(Problem statement):
Pictures within the data are to be left out; everything else must be reproduced exactly.
━━━━━━━━
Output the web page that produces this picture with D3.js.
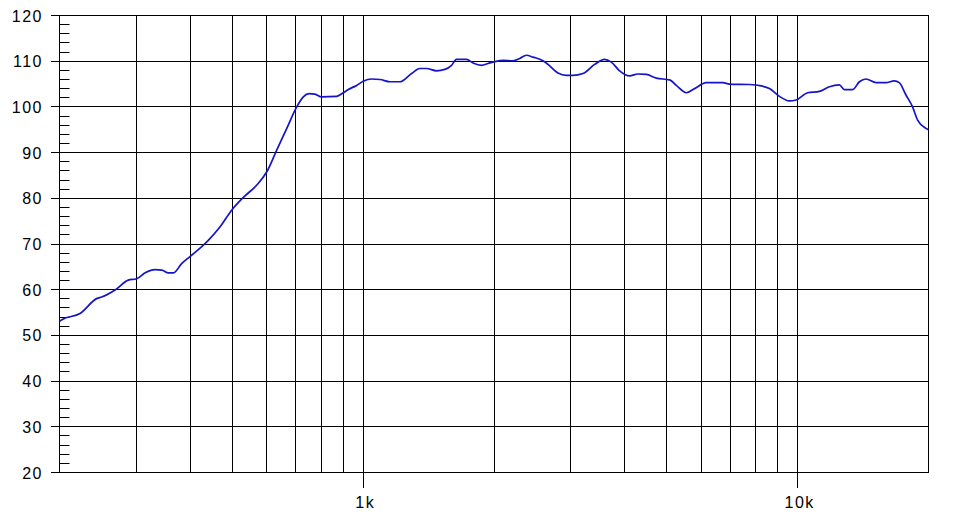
<!DOCTYPE html>
<html>
<head>
<meta charset="utf-8">
<script src="https://cdn.jsdelivr.net/npm/d3@7"></script>
<style>
  body { margin: 0; background: #fff; }
  svg { display: block; }
  .lbl { font-family: "Liberation Sans", Arial, sans-serif; font-size: 16px; letter-spacing: 1.5px; fill: #000; }
</style>
</head>
<body>
<svg width="955" height="516"></svg>
<script>
// frequency response
var freqs = [200, 203, 223, 244, 250, 269, 288, 301, 315, 332, 344, 356, 366, 382, 400, 425, 440, 468, 498, 530,
  569, 600, 632, 667, 703, 728, 751, 774, 802, 869, 900, 924, 966, 1000, 1045, 1093, 1152, 1214, 1292, 1350,
  1398, 1475, 1541, 1597, 1639, 1729, 1790, 1872, 1938, 2008, 2098, 2212, 2292, 2375, 2459, 2593, 2663, 2807, 2935, 3040,
  3204, 3409, 3594, 3724, 3891, 4103, 4288, 4483, 4727, 5073, 5255, 5540, 5789, 6158, 6723, 6966, 7745, 8240, 8610, 9078,
  9566, 9915, 10540, 11220, 11830, 12470, 12810, 13380, 13870, 14360, 15150, 15970, 16690, 17130, 17750, 18380, 18880, 19740, 20000];
var spl = [53.1, 53.5, 54.8, 58.1, 58.4, 60.0, 62.1, 62.4, 63.7, 64.4, 64.3, 63.7, 63.7, 65.7, 67.3, 69.4, 70.8, 73.7, 77.4, 80.2,
  82.9, 85.8, 90.5, 95.3, 100.0, 102.2, 102.9, 102.8, 102.2, 102.3, 103.1, 103.8, 104.7, 105.6, 106.1, 106.0, 105.5, 105.5, 107.3, 108.4,
  108.4, 107.9, 108.2, 109.1, 110.4, 110.4, 109.6, 109.1, 109.5, 109.9, 110.2, 110.1, 110.6, 111.3, 110.9, 110.1, 109.3, 107.4, 106.9, 106.9,
  107.3, 109.3, 110.4, 109.8, 107.9, 106.8, 107.2, 107.1, 106.3, 105.9, 104.7, 103.1, 104.0, 105.3, 105.3, 105.0, 104.9, 104.6, 104.0, 102.3,
  101.3, 101.5, 103.1, 103.4, 104.4, 104.8, 103.8, 103.8, 105.5, 106.1, 105.3, 105.3, 105.7, 105.3, 102.6, 100.0, 97.1, 95.3, 95.0];

var xGrid = [300, 400, 500, 600, 700, 800, 900, 1000, 2000, 3000, 4000, 5000, 6000, 7000, 8000, 9000, 10000];
var xLabelFreqs = [1000, 10000];
var xLabelText = ["1k", "10k"];
var yTicks = [20, 30, 40, 50, 60, 70, 80, 90, 100, 110, 120];
var yMinor = [22, 24, 26, 28, 32, 34, 36, 38, 42, 44, 46, 48, 52, 54, 56, 58, 62, 64, 66, 68, 72, 74, 76, 78,
  82, 84, 86, 88, 92, 94, 96, 98, 102, 104, 106, 108, 112, 114, 116, 118];

var x = d3.scaleLog().domain([200, 20000]).range([59.5, 928.5]);
var y = d3.scaleLinear().domain([20, 120]).range([472.5, 15.5]);

var svg = d3.select("svg");
var px = function(v) { return Math.round(v - 0.5) + 0.5; };

// vertical grid
svg.append("g").selectAll("line")
  .data(xGrid)
  .enter().append("line")
  .attr("x1", function(d) { return px(x(d)); })
  .attr("x2", function(d) { return px(x(d)); })
  .attr("y1", y(120))
  .attr("y2", y(20))
  .attr("stroke", "#000").attr("stroke-width", 1);

// horizontal grid + major ticks sticking out to the left
svg.append("g").selectAll("line")
  .data(yTicks)
  .enter().append("line")
  .attr("x1", 51)
  .attr("x2", x(20000))
  .attr("y1", function(d) { return px(y(d)); })
  .attr("y2", function(d) { return px(y(d)); })
  .attr("stroke", "#000").attr("stroke-width", 1);

// minor ticks inside the left edge
svg.append("g").selectAll("line")
  .data(yMinor)
  .enter().append("line")
  .attr("x1", x(200))
  .attr("x2", x(200) + 10)
  .attr("y1", function(d) { return px(y(d)); })
  .attr("y2", function(d) { return px(y(d)); })
  .attr("stroke", "#000").attr("stroke-width", 1);

// frame
svg.append("rect")
  .attr("x", x(200)).attr("y", y(120))
  .attr("width", x(20000) - x(200)).attr("height", y(20) - y(120))
  .attr("fill", "none").attr("stroke", "#000").attr("stroke-width", 1);

// x ticks below the frame for labelled decades
svg.append("g").selectAll("line")
  .data(xLabelFreqs)
  .enter().append("line")
  .attr("x1", function(d) { return px(x(d)); })
  .attr("x2", function(d) { return px(x(d)); })
  .attr("y1", y(20))
  .attr("y2", 488)
  .attr("stroke", "#000").attr("stroke-width", 1);

svg.append("g").selectAll("text")
  .data(xLabelFreqs)
  .enter().append("text")
  .attr("class", "lbl")
  .attr("x", function(d) { return x(d) + 2; })
  .attr("y", 508)
  .attr("text-anchor", "middle")
  .text(function(d, i) { return xLabelText[i]; });

svg.append("g").selectAll("text")
  .data(yTicks)
  .enter().append("text")
  .attr("class", "lbl")
  .attr("x", 43)
  .attr("y", function(d) { return y(d) + 6; })
  .attr("text-anchor", "end")
  .text(function(d) { return d; });

// response curve
var line = d3.line()
  .x(function(d, i) { return x(freqs[i]); })
  .y(function(d) { return y(d); })
  .curve(d3.curveMonotoneX);

svg.append("path")
  .datum(spl)
  .attr("d", line)
  .attr("fill", "none")
  .attr("stroke", "#1414c8")
  .attr("stroke-width", 1.7)
  .attr("stroke-linejoin", "round");
</script>
</body>
</html>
━━━━━━━━
(Answer):
Output the web page that produces this picture with D3.js.
<!DOCTYPE html>
<html>
<head>
<meta charset="utf-8">
<script src="https://cdn.jsdelivr.net/npm/d3@7"></script>
<style>
  body { margin: 0; background: #fff; }
  svg { display: block; }
  .lbl { font-family: "Liberation Sans", Arial, sans-serif; font-size: 16px; letter-spacing: 1.5px; fill: #000; }
</style>
</head>
<body>
<svg width="955" height="516"></svg>
<script>
// frequency response
var freqs = [200, 203, 223, 244, 250, 269, 288, 301, 315, 332, 344, 356, 366, 382, 400, 425, 440, 468, 498, 530,
  569, 600, 632, 667, 703, 728, 751, 774, 802, 869, 900, 924, 966, 1000, 1045, 1093, 1152, 1214, 1292, 1350,
  1398, 1475, 1541, 1597, 1639, 1729, 1790, 1872, 1938, 2008, 2098, 2212, 2292, 2375, 2459, 2593, 2663, 2807, 2935, 3040,
  3204, 3409, 3594, 3724, 3891, 4103, 4288, 4483, 4727, 5073, 5255, 5540, 5789, 6158, 6723, 6966, 7745, 8240, 8610, 9078,
  9566, 9915, 10540, 11220, 11830, 12470, 12810, 13380, 13870, 14360, 15150, 15970, 16690, 17130, 17750, 18380, 18880, 19740, 20000];
var spl = [53.1, 53.5, 54.8, 58.1, 58.4, 60.0, 62.1, 62.4, 63.7, 64.4, 64.3, 63.7, 63.7, 65.7, 67.3, 69.4, 70.8, 73.7, 77.4, 80.2,
  82.9, 85.8, 90.5, 95.3, 100.0, 102.2, 102.9, 102.8, 102.2, 102.3, 103.1, 103.8, 104.7, 105.6, 106.1, 106.0, 105.5, 105.5, 107.3, 108.4,
  108.4, 107.9, 108.2, 109.1, 110.4, 110.4, 109.6, 109.1, 109.5, 109.9, 110.2, 110.1, 110.6, 111.3, 110.9, 110.1, 109.3, 107.4, 106.9, 106.9,
  107.3, 109.3, 110.4, 109.8, 107.9, 106.8, 107.2, 107.1, 106.3, 105.9, 104.7, 103.1, 104.0, 105.3, 105.3, 105.0, 104.9, 104.6, 104.0, 102.3,
  101.3, 101.5, 103.1, 103.4, 104.4, 104.8, 103.8, 103.8, 105.5, 106.1, 105.3, 105.3, 105.7, 105.3, 102.6, 100.0, 97.1, 95.3, 95.0];

var xGrid = [300, 400, 500, 600, 700, 800, 900, 1000, 2000, 3000, 4000, 5000, 6000, 7000, 8000, 9000, 10000];
var xLabelFreqs = [1000, 10000];
var xLabelText = ["1k", "10k"];
var yTicks = [20, 30, 40, 50, 60, 70, 80, 90, 100, 110, 120];
var yMinor = [22, 24, 26, 28, 32, 34, 36, 38, 42, 44, 46, 48, 52, 54, 56, 58, 62, 64, 66, 68, 72, 74, 76, 78,
  82, 84, 86, 88, 92, 94, 96, 98, 102, 104, 106, 108, 112, 114, 116, 118];

var x = d3.scaleLog().domain([200, 20000]).range([59.5, 928.5]);
var y = d3.scaleLinear().domain([20, 120]).range([472.5, 15.5]);

var svg = d3.select("svg");
var px = function(v) { return Math.round(v - 0.5) + 0.5; };

// vertical grid
svg.append("g").selectAll("line")
  .data(xGrid)
  .enter().append("line")
  .attr("x1", function(d) { return px(x(d)); })
  .attr("x2", function(d) { return px(x(d)); })
  .attr("y1", y(120))
  .attr("y2", y(20))
  .attr("stroke", "#000").attr("stroke-width", 1);

// horizontal grid + major ticks sticking out to the left
svg.append("g").selectAll("line")
  .data(yTicks)
  .enter().append("line")
  .attr("x1", 51)
  .attr("x2", x(20000))
  .attr("y1", function(d) { return px(y(d)); })
  .attr("y2", function(d) { return px(y(d)); })
  .attr("stroke", "#000").attr("stroke-width", 1);

// minor ticks inside the left edge
svg.append("g").selectAll("line")
  .data(yMinor)
  .enter().append("line")
  .attr("x1", x(200))
  .attr("x2", x(200) + 10)
  .attr("y1", function(d) { return px(y(d)); })
  .attr("y2", function(d) { return px(y(d)); })
  .attr("stroke", "#000").attr("stroke-width", 1);

// frame
svg.append("rect")
  .attr("x", x(200)).attr("y", y(120))
  .attr("width", x(20000) - x(200)).attr("height", y(20) - y(120))
  .attr("fill", "none").attr("stroke", "#000").attr("stroke-width", 1);

// x ticks below the frame for labelled decades
svg.append("g").selectAll("line")
  .data(xLabelFreqs)
  .enter().append("line")
  .attr("x1", function(d) { return px(x(d)); })
  .attr("x2", function(d) { return px(x(d)); })
  .attr("y1", y(20))
  .attr("y2", 488)
  .attr("stroke", "#000").attr("stroke-width", 1);

svg.append("g").selectAll("text")
  .data(xLabelFreqs)
  .enter().append("text")
  .attr("class", "lbl")
  .attr("x", function(d) { return x(d) + 2; })
  .attr("y", 508)
  .attr("text-anchor", "middle")
  .text(function(d, i) { return xLabelText[i]; });

svg.append("g").selectAll("text")
  .data(yTicks)
  .enter().append("text")
  .attr("class", "lbl")
  .attr("x", 43)
  .attr("y", function(d) { return y(d) + 6; })
  .attr("text-anchor", "end")
  .text(function(d) { return d; });

// response curve
var line = d3.line()
  .x(function(d, i) { return x(freqs[i]); })
  .y(function(d) { return y(d); })
  .curve(d3.curveMonotoneX);

svg.append("path")
  .datum(spl)
  .attr("d", line)
  .attr("fill", "none")
  .attr("stroke", "#1414c8")
  .attr("stroke-width", 1.7)
  .attr("stroke-linejoin", "round");
</script>
</body>
</html>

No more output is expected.